Q Can you tell me anything about the village of Blanchland? - Bill Hutchinson, Chester-le-Street.

A Blanchland, situated in the Derwent valley, is said to take its name from the French word for white and that blanch refers to the white habits worn by Premonstratensian monks who once inhabited the abbey at Blanchland, which was founded in 1165.

Blanchland had one major disadvantage in that it was located in an area which was constantly ravaged by the Scots. On one occasion it is said that the Scots lost their way during an attempted raid in heavy fog. Unfortunately the rejoicing monks tolled the abbey bells in celebration and led the Scots straight to their prey.

In 1539 Henry VIII brought the monastery's life to an end in the Dissolution of the Monasteries. For a time Blanchland passed into the hands of the Radcliffe family and then it became the property of another Northumbrian family called the Forsters, of Bamburgh.
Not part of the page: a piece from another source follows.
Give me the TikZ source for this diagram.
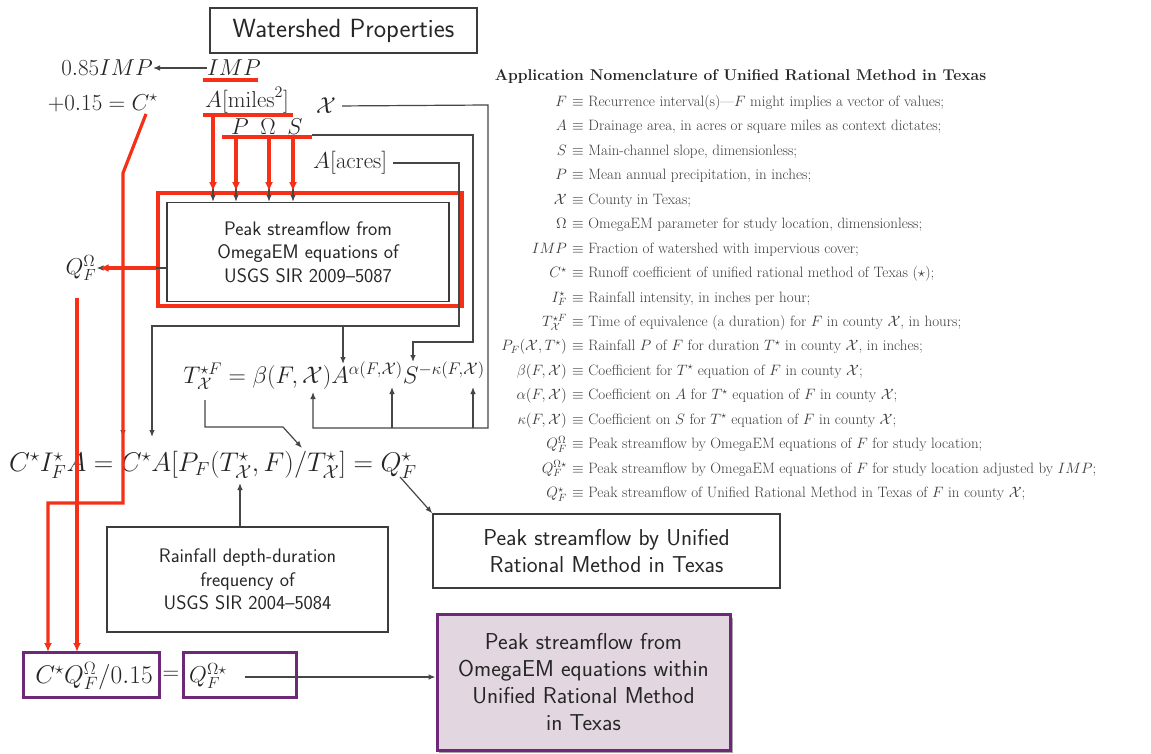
\RequirePackage{fix-cm}
\documentclass[tikz,border=0pt]{standalone}
\usetikzlibrary{arrows.meta}
\definecolor{redl}{RGB}{245,48,22}
\definecolor{lgray}{RGB}{70,70,70}
\definecolor{bgray}{RGB}{60,60,60}
\definecolor{purp}{RGB}{110,40,120}
\definecolor{pfill}{RGB}{226,214,224}
\definecolor{ntext}{RGB}{60,60,60}
\newcommand\nrow[4]{%
  \node[nl, anchor=base east] (#1l) at (567,#2) {\smash{#3}};
  \node[nl, anchor=base west] (#1r) at (572,#2) {\smash{$\equiv$ #4}};}
\begin{document}
\begin{tikzpicture}[x=1pt,y=-1pt,
  gl/.style={draw=lgray, line width=1.2pt},
  garr/.style={gl, -{Latex[length=7pt,width=5.5pt]}},
  rl/.style={draw=redl, line width=3.2pt},
  rarr/.style={rl, -{Latex[length=9pt,width=8pt]}},
  graybox/.style={draw=bgray, line width=1.4pt, align=center, inner sep=0pt, text=black!85},
  sfA/.style={font=\sffamily\fontsize{19.6}{23.5}\selectfont},
  sfB/.style={font=\sffamily\fontsize{23}{27.3}\selectfont},
  mth/.style={font=\fontsize{23}{27}\selectfont, inner sep=0pt, text=black!85},
  nl/.style={font=\fontsize{15}{17}\selectfont, inner sep=0pt, text=ntext},
  purpbox/.style={draw=purp, line width=3pt, inner sep=0pt},
]
\useasboundingbox (0,0) rectangle (1151,754);
\fill[white] (0,0) rectangle (1151,754);

% ---------- nodes ----------
\node[graybox, minimum width=267pt, minimum height=45pt, font=\sffamily\fontsize{26.3}{30}\selectfont] (ws) at (343.5,30.5) {Watershed Properties};

\node[mth, anchor=east] (imp85) at (153,68) {$0.85IMP$};
\node[mth, anchor=west] (imp) at (207,68) {$IMP$};
\node[mth, anchor=east] (cstar) at (158,103) {$+0.15=C^\star$};
\node[mth, anchor=west] (amiles) at (205,100) {$A[\mathrm{miles}^2]$};
\node[mth] (chi) at (326,106) {$\mathcal{X}$};
\node[mth] (pp) at (240,127) {$P$};
\node[mth] (om) at (268,127) {$\Omega$};
\node[mth] (ss) at (295,127) {$S$};
\node[mth, anchor=west] (aacres) at (313,163) {$A[\mathrm{acres}]$};

\node[graybox, sfA, minimum width=282pt, minimum height=99pt] (omega) at (308,252) {Peak streamflow from\\OmegaEM equations of\\USGS SIR 2009--5087};
\node[draw=redl, line width=3.6pt, minimum width=304pt, minimum height=113pt, inner sep=0pt] (redbox) at (310,249.5) {};

\node[mth] (qom) at (81,268) {$Q_F^\Omega$};
\node[mth, font=\fontsize{24}{28}\selectfont] (teq) at (334,376) {$T^{\star F}_{\mathcal X} = \beta(F,\mathcal X)A^{\alpha(F,\mathcal X)}S^{-\kappa(F,\mathcal X)}$};
\node[mth, anchor=west, font=\fontsize{27}{31}\selectfont] (meq) at (9,465) {$C^\star I^\star_F A = C^\star A[P_F(T^\star_{\mathcal X},F)/T^\star_{\mathcal X}] = Q^\star_F$};

\node[graybox, sfA, minimum width=281pt, minimum height=105pt] (rain) at (247.5,579.5) {Rainfall depth-duration\\frequency of\\USGS SIR 2004--5084};
\node[graybox, sfB, minimum width=347pt, minimum height=74pt] (urm) at (606.5,551) {Peak streamflow by Unified\\Rational Method in Texas};

\fill[gray!70] (439,618) rectangle (733,753);
\node[purpbox, fill=pfill, sfB, align=center, text=black!85, minimum width=293pt, minimum height=136pt] (ombox) at (583.5,682) {Peak streamflow from\\OmegaEM equations within\\Unified Rational Method\\in Texas};

\node[purpbox, minimum width=136pt, minimum height=45pt] (b1) at (91,674.5) {};
\node[mth, font=\fontsize{25.5}{29}\selectfont] (b1t) at (94,676) {$C^\star Q_F^\Omega/0.15$};
\node[mth] (eqs) at (171,675) {$=$};
\node[purpbox, minimum width=113pt, minimum height=45pt] (b2) at (239.5,674.5) {};
\node[mth, anchor=west] (qos) at (189,676) {$Q_F^{\Omega\star}$};

% ---------- nomenclature ----------
\node[font=\bfseries\fontsize{15.6}{18}\selectfont, anchor=base, text=black!85, inner sep=0pt] (ntitle) at (740.5,80.5) {Application Nomenclature of Unified Rational Method in Texas};
\nrow{nF}{106.5}{$F$}{Recurrence interval(s)---$F$ might implies a vector of values;}
\nrow{nA}{130.9}{$A$}{Drainage area, in acres or square miles as context dictates;}
\nrow{nS}{155.4}{$S$}{Main-channel slope, dimensionless;}
\nrow{nP}{179.8}{$P$}{Mean annual precipitation, in inches;}
\nrow{nX}{204.3}{$\mathcal{X}$}{County in Texas;}
\nrow{nO}{228.7}{$\Omega$}{OmegaEM parameter for study location, dimensionless;}
\nrow{nI}{253.1}{$IMP$}{Fraction of watershed with impervious cover;}
\nrow{nC}{277.6}{$C^\star$}{Runoff coefficient of unified rational method of Texas ($\star$);}
\nrow{nIF}{302}{$I_F^\star$}{Rainfall intensity, in inches per hour;}
\nrow{nT}{326.5}{$T_{\mathcal X}^{\star F}$}{Time of equivalence (a duration) for $F$ in county $\mathcal X$, in hours;}
\nrow{nPF}{350.9}{$P_F(\mathcal X,T^\star)$}{Rainfall $P$ of $F$ for duration $T^\star$ in county $\mathcal X$, in inches;}
\nrow{nB}{375.3}{$\beta(F,\mathcal X)$}{Coefficient for $T^\star$ equation of $F$ in county $\mathcal X$;}
\nrow{nAl}{399.8}{$\alpha(F,\mathcal X)$}{Coefficient on $A$ for $T^\star$ equation of $F$ in county $\mathcal X$;}
\nrow{nK}{424.2}{$\kappa(F,\mathcal X)$}{Coefficient on $S$ for $T^\star$ equation of $F$ in county $\mathcal X$;}
\nrow{nQO}{448.7}{$Q_F^\Omega$}{Peak streamflow by OmegaEM equations of $F$ for study location;}
\nrow{nQOs}{473.1}{$Q_F^{\Omega\star}$}{Peak streamflow by OmegaEM equations of $F$ for study location adjusted by $IMP$;}
\nrow{nQs}{497.5}{$Q_F^\star$}{Peak streamflow of Unified Rational Method in Texas of $F$ in county $\mathcal X$;}

% ---------- coordinates ----------
\coordinate (cs0) at (146,114);
\coordinate (cs1) at (123,173);
\coordinate (cs2) at (123,503);
\coordinate (cs3) at (48,503);
\coordinate (csE) at (123,437);
\coordinate (b1C) at (48,652);
\coordinate (qoT) at (77,298);
\coordinate (b1Q) at (77,652);
\coordinate (aS) at (213,115);
\coordinate (pS) at (236,137);
\coordinate (oS) at (269,137);
\coordinate (sS) at (293,137);
\coordinate (ac1) at (459,163);
\coordinate (ac2) at (459,326);
\coordinate (ac3) at (152,326);
\coordinate (ac4) at (152,437);
\coordinate (ac5) at (343,326);
\coordinate (ac6) at (343,364);
\coordinate (s0) at (312,135);
\coordinate (s1) at (473,135);
\coordinate (s2) at (473,342);
\coordinate (s3) at (413,342);
\coordinate (s4) at (413,362);
\coordinate (x1) at (488,105);
\coordinate (x2) at (488,428);
\coordinate (x3) at (313,428);
\coordinate (x4) at (313,392);
\coordinate (xa) at (392,428);
\coordinate (xa2) at (392,387);
\coordinate (xk) at (473,428);
\coordinate (xk2) at (473,387);
\coordinate (t0) at (205,400);
\coordinate (t1) at (205,427);
\coordinate (t2) at (283,427);
\coordinate (t3) at (302,448);
\coordinate (r1) at (240,483);
\coordinate (q0) at (400,477);
\coordinate (qos0) at (245,677);

% ---------- gray connectors ----------
\draw[garr] (imp.west) -- (imp85.east);
\draw[garr] (cs0) -- (cs1) -- (csE);
\draw[garr] (aS) -- (aS |- omega.north);
\draw[garr] (pS) -- (pS |- omega.north);
\draw[garr] (oS) -- (oS |- omega.north);
\draw[garr] (sS) -- (sS |- omega.north);
\draw[garr] (omega.west |- qom.east) -- (qom.east);
\draw[garr, shorten <=6pt] (aacres.east) -- (ac1) -- (ac2) -- (ac3) -- (ac4);
\draw[garr] (ac5) -- (ac6);
\draw[garr] (s0) -- (s1) -- (s2) -- (s3) -- (s4);
\draw[garr, shorten <=6pt] (chi.east) -- (x1) -- (x2) -- (x3) -- (x4);
\draw[garr] (xa) -- (xa2);
\draw[garr] (xk) -- (xk2);
\draw[garr] (t0) -- (t1) -- (t2) -- (t3);
\draw[garr] (rain.north -| r1) -- (r1);
\draw[garr] (q0) -- (urm.north west);
\draw[garr] (qos0) -- (ombox.west |- qos0);

% ---------- red overlay ----------
\draw[rl] (203,80) -- (258,80);
\draw[rl] (203,115) -- (293,115);
\draw[rl] (222,137) -- (312,137);
\draw[rarr] (aS) -- (aS |- redbox.north);
\draw[rarr] (pS) -- (pS |- redbox.north);
\draw[rarr] (oS) -- (oS |- redbox.north);
\draw[rarr] (sS) -- (sS |- redbox.north);
\draw[rarr] (redbox.west |- qom.east) -- ([xshift=3pt]qom.east);
\draw[rarr, line join=miter] (cs0) -- (cs1) -- (cs2) -- (cs3) -- (b1C);
\draw[rarr] (qoT) -- (b1Q);
\end{tikzpicture}
\end{document}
Over time the monastery developed into a village. It was a later descendant of the Bamburgh family, Dorothy Forster, who married Lord Crewe, Bishop of Durham from 1674-1722 , who bought the estates of Bamburgh and Blanchland from the Forsters.

Crewe's nephew was Tom Forster the leader of the ill-fated Jacobite Rebellion of 1715, a Catholic plot to install James Stuart, the Old Pretender, as King of England instead of the Hanoverian, George I. Tom Forster was eventually captured at Preston in Lancashire and he was imprisoned at Newgate in London.

By this time the old abbey of Blanchland had fallen into ruin, although parts of the building had been converted into homes. The Blanchland abbots' lodging, guesthouse and kitchen had become Blanchland Manor House and today it is the Lord Crewe Arms.

Crewe set up a trust for the protection of the village and during the 18th century his trustees set about the redevelopment of the village. The result is a wonderful mixture of medieval masonry and Georgian development.

In Sir Nicholas Pevsner's Northumberland volume of the Buildings of England, Blanchland is described as a metamorphosis rather than a full scale rebuilding of monastic buildings. One of the most notable aspects of the village is the church of St Mary. It was originally the abbey church and parts date from the early 13th century.